> What is required
Can you transcribe every line exactly and leave the pictures behind?

> Data block
....
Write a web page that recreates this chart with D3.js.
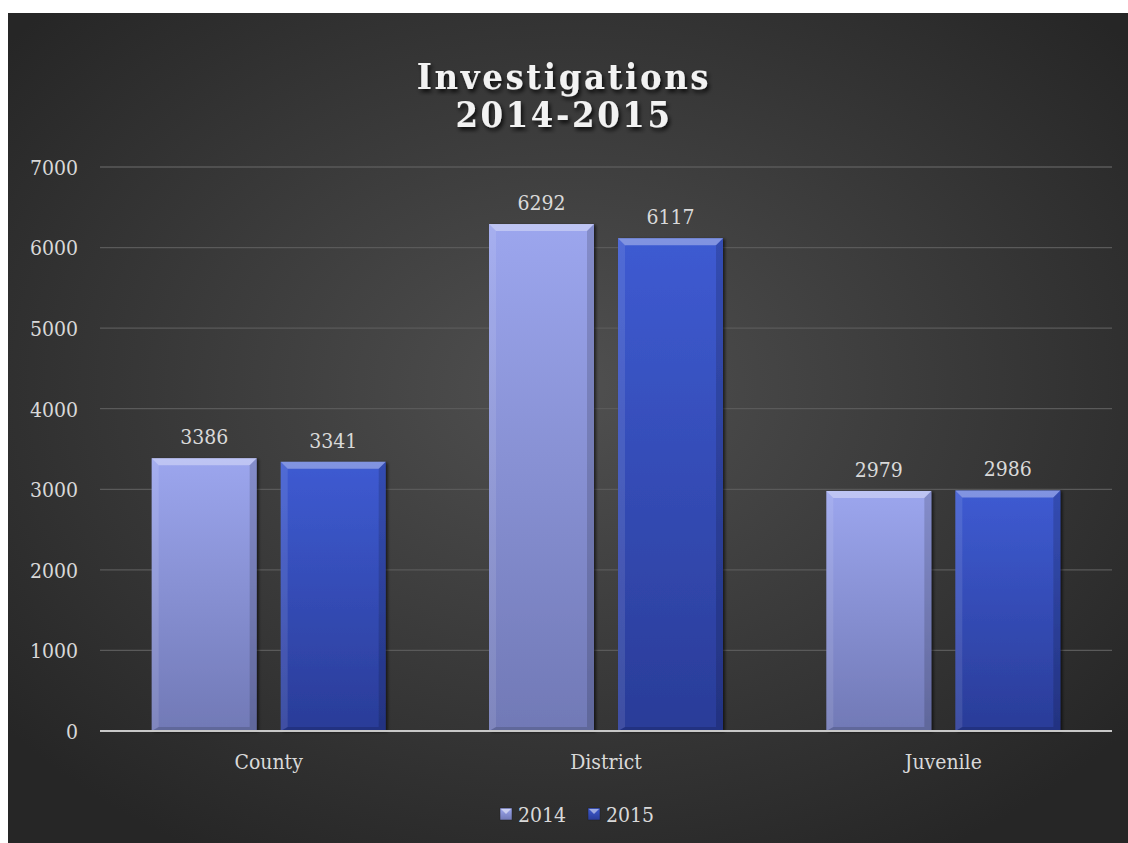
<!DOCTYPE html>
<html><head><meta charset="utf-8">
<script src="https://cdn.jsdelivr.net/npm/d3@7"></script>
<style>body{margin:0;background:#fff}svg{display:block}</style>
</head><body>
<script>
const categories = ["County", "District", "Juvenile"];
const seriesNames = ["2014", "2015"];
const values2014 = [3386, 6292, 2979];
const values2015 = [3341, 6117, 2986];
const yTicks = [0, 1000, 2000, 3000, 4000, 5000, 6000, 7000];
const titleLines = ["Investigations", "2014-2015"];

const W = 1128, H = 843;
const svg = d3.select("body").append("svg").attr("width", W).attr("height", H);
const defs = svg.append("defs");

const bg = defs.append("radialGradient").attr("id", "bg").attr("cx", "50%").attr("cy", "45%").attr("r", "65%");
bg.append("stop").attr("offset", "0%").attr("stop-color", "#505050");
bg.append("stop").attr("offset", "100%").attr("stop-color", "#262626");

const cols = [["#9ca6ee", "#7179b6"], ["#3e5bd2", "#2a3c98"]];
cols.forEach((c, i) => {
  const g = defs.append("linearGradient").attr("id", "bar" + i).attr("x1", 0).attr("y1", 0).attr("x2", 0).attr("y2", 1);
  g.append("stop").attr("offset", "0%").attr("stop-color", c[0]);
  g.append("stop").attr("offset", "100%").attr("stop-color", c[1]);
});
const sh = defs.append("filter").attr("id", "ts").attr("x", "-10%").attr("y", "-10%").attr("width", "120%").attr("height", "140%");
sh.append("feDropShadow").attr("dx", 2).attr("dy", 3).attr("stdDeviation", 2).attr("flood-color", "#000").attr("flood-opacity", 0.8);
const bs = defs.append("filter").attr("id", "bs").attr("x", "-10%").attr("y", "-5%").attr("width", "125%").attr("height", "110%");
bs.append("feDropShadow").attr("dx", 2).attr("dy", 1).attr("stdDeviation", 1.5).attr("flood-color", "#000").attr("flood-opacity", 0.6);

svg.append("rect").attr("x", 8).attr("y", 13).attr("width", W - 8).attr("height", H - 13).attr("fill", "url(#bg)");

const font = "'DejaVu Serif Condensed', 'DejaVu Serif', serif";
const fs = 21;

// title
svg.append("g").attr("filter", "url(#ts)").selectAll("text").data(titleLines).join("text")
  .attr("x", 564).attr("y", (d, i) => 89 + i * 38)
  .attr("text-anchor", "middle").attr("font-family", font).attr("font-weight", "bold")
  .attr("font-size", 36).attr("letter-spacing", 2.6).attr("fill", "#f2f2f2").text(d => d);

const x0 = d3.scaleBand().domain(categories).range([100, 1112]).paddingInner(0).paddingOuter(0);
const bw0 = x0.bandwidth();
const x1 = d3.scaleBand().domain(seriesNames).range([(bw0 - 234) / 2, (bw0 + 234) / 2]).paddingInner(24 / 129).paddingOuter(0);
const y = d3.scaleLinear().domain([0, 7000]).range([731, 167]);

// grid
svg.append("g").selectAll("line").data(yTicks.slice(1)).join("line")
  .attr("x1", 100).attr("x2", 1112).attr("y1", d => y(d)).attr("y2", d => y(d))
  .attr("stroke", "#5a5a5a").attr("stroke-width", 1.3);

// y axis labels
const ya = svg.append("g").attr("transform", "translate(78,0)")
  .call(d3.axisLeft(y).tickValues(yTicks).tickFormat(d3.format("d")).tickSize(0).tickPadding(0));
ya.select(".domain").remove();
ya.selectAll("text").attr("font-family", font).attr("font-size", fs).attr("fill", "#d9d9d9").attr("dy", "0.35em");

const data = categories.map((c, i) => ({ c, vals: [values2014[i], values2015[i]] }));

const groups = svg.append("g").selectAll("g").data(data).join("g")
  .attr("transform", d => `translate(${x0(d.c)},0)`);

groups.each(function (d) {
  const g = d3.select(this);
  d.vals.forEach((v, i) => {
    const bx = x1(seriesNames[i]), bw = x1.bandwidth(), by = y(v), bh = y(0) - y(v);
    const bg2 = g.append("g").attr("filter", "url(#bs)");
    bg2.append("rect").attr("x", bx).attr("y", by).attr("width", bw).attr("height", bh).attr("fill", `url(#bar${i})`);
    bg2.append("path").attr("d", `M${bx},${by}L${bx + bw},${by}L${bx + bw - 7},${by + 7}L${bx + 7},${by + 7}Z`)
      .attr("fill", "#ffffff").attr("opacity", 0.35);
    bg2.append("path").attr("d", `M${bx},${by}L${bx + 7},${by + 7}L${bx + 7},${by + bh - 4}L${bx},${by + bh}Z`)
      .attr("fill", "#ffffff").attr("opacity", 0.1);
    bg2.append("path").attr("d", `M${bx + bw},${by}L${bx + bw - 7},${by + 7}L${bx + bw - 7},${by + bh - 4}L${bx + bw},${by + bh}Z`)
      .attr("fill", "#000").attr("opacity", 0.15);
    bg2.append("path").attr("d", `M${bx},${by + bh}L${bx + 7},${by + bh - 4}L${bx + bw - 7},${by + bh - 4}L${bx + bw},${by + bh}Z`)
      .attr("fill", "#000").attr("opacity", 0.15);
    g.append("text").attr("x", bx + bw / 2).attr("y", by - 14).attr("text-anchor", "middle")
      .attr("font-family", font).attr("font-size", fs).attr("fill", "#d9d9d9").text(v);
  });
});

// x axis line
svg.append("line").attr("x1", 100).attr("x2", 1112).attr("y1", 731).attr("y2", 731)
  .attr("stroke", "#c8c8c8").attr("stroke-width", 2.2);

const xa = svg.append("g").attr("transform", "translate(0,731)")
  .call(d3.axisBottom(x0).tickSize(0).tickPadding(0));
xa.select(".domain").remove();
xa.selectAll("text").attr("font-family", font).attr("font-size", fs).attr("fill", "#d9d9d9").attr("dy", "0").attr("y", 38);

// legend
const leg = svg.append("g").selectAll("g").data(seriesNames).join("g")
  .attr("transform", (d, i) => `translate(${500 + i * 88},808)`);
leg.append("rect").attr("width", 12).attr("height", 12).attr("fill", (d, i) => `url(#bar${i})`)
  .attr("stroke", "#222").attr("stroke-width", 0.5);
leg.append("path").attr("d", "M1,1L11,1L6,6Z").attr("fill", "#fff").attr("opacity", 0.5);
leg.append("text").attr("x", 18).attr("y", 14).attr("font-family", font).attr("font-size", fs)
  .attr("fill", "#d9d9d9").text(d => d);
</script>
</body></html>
....
> Answer to this task
Write a web page that recreates this chart with D3.js.
<!DOCTYPE html>
<html><head><meta charset="utf-8">
<script src="https://cdn.jsdelivr.net/npm/d3@7"></script>
<style>body{margin:0;background:#fff}svg{display:block}</style>
</head><body>
<script>
const categories = ["County", "District", "Juvenile"];
const seriesNames = ["2014", "2015"];
const values2014 = [3386, 6292, 2979];
const values2015 = [3341, 6117, 2986];
const yTicks = [0, 1000, 2000, 3000, 4000, 5000, 6000, 7000];
const titleLines = ["Investigations", "2014-2015"];

const W = 1128, H = 843;
const svg = d3.select("body").append("svg").attr("width", W).attr("height", H);
const defs = svg.append("defs");

const bg = defs.append("radialGradient").attr("id", "bg").attr("cx", "50%").attr("cy", "45%").attr("r", "65%");
bg.append("stop").attr("offset", "0%").attr("stop-color", "#505050");
bg.append("stop").attr("offset", "100%").attr("stop-color", "#262626");

const cols = [["#9ca6ee", "#7179b6"], ["#3e5bd2", "#2a3c98"]];
cols.forEach((c, i) => {
  const g = defs.append("linearGradient").attr("id", "bar" + i).attr("x1", 0).attr("y1", 0).attr("x2", 0).attr("y2", 1);
  g.append("stop").attr("offset", "0%").attr("stop-color", c[0]);
  g.append("stop").attr("offset", "100%").attr("stop-color", c[1]);
});
const sh = defs.append("filter").attr("id", "ts").attr("x", "-10%").attr("y", "-10%").attr("width", "120%").attr("height", "140%");
sh.append("feDropShadow").attr("dx", 2).attr("dy", 3).attr("stdDeviation", 2).attr("flood-color", "#000").attr("flood-opacity", 0.8);
const bs = defs.append("filter").attr("id", "bs").attr("x", "-10%").attr("y", "-5%").attr("width", "125%").attr("height", "110%");
bs.append("feDropShadow").attr("dx", 2).attr("dy", 1).attr("stdDeviation", 1.5).attr("flood-color", "#000").attr("flood-opacity", 0.6);

svg.append("rect").attr("x", 8).attr("y", 13).attr("width", W - 8).attr("height", H - 13).attr("fill", "url(#bg)");

const font = "'DejaVu Serif Condensed', 'DejaVu Serif', serif";
const fs = 21;

// title
svg.append("g").attr("filter", "url(#ts)").selectAll("text").data(titleLines).join("text")
  .attr("x", 564).attr("y", (d, i) => 89 + i * 38)
  .attr("text-anchor", "middle").attr("font-family", font).attr("font-weight", "bold")
  .attr("font-size", 36).attr("letter-spacing", 2.6).attr("fill", "#f2f2f2").text(d => d);

const x0 = d3.scaleBand().domain(categories).range([100, 1112]).paddingInner(0).paddingOuter(0);
const bw0 = x0.bandwidth();
const x1 = d3.scaleBand().domain(seriesNames).range([(bw0 - 234) / 2, (bw0 + 234) / 2]).paddingInner(24 / 129).paddingOuter(0);
const y = d3.scaleLinear().domain([0, 7000]).range([731, 167]);

// grid
svg.append("g").selectAll("line").data(yTicks.slice(1)).join("line")
  .attr("x1", 100).attr("x2", 1112).attr("y1", d => y(d)).attr("y2", d => y(d))
  .attr("stroke", "#5a5a5a").attr("stroke-width", 1.3);

// y axis labels
const ya = svg.append("g").attr("transform", "translate(78,0)")
  .call(d3.axisLeft(y).tickValues(yTicks).tickFormat(d3.format("d")).tickSize(0).tickPadding(0));
ya.select(".domain").remove();
ya.selectAll("text").attr("font-family", font).attr("font-size", fs).attr("fill", "#d9d9d9").attr("dy", "0.35em");

const data = categories.map((c, i) => ({ c, vals: [values2014[i], values2015[i]] }));

const groups = svg.append("g").selectAll("g").data(data).join("g")
  .attr("transform", d => `translate(${x0(d.c)},0)`);

groups.each(function (d) {
  const g = d3.select(this);
  d.vals.forEach((v, i) => {
    const bx = x1(seriesNames[i]), bw = x1.bandwidth(), by = y(v), bh = y(0) - y(v);
    const bg2 = g.append("g").attr("filter", "url(#bs)");
    bg2.append("rect").attr("x", bx).attr("y", by).attr("width", bw).attr("height", bh).attr("fill", `url(#bar${i})`);
    bg2.append("path").attr("d", `M${bx},${by}L${bx + bw},${by}L${bx + bw - 7},${by + 7}L${bx + 7},${by + 7}Z`)
      .attr("fill", "#ffffff").attr("opacity", 0.35);
    bg2.append("path").attr("d", `M${bx},${by}L${bx + 7},${by + 7}L${bx + 7},${by + bh - 4}L${bx},${by + bh}Z`)
      .attr("fill", "#ffffff").attr("opacity", 0.1);
    bg2.append("path").attr("d", `M${bx + bw},${by}L${bx + bw - 7},${by + 7}L${bx + bw - 7},${by + bh - 4}L${bx + bw},${by + bh}Z`)
      .attr("fill", "#000").attr("opacity", 0.15);
    bg2.append("path").attr("d", `M${bx},${by + bh}L${bx + 7},${by + bh - 4}L${bx + bw - 7},${by + bh - 4}L${bx + bw},${by + bh}Z`)
      .attr("fill", "#000").attr("opacity", 0.15);
    g.append("text").attr("x", bx + bw / 2).attr("y", by - 14).attr("text-anchor", "middle")
      .attr("font-family", font).attr("font-size", fs).attr("fill", "#d9d9d9").text(v);
  });
});

// x axis line
svg.append("line").attr("x1", 100).attr("x2", 1112).attr("y1", 731).attr("y2", 731)
  .attr("stroke", "#c8c8c8").attr("stroke-width", 2.2);

const xa = svg.append("g").attr("transform", "translate(0,731)")
  .call(d3.axisBottom(x0).tickSize(0).tickPadding(0));
xa.select(".domain").remove();
xa.selectAll("text").attr("font-family", font).attr("font-size", fs).attr("fill", "#d9d9d9").attr("dy", "0").attr("y", 38);

// legend
const leg = svg.append("g").selectAll("g").data(seriesNames).join("g")
  .attr("transform", (d, i) => `translate(${500 + i * 88},808)`);
leg.append("rect").attr("width", 12).attr("height", 12).attr("fill", (d, i) => `url(#bar${i})`)
  .attr("stroke", "#222").attr("stroke-width", 0.5);
leg.append("path").attr("d", "M1,1L11,1L6,6Z").attr("fill", "#fff").attr("opacity", 0.5);
leg.append("text").attr("x", 18).attr("y", 14).attr("font-family", font).attr("font-size", fs)
  .attr("fill", "#d9d9d9").text(d => d);
</script>
</body></html>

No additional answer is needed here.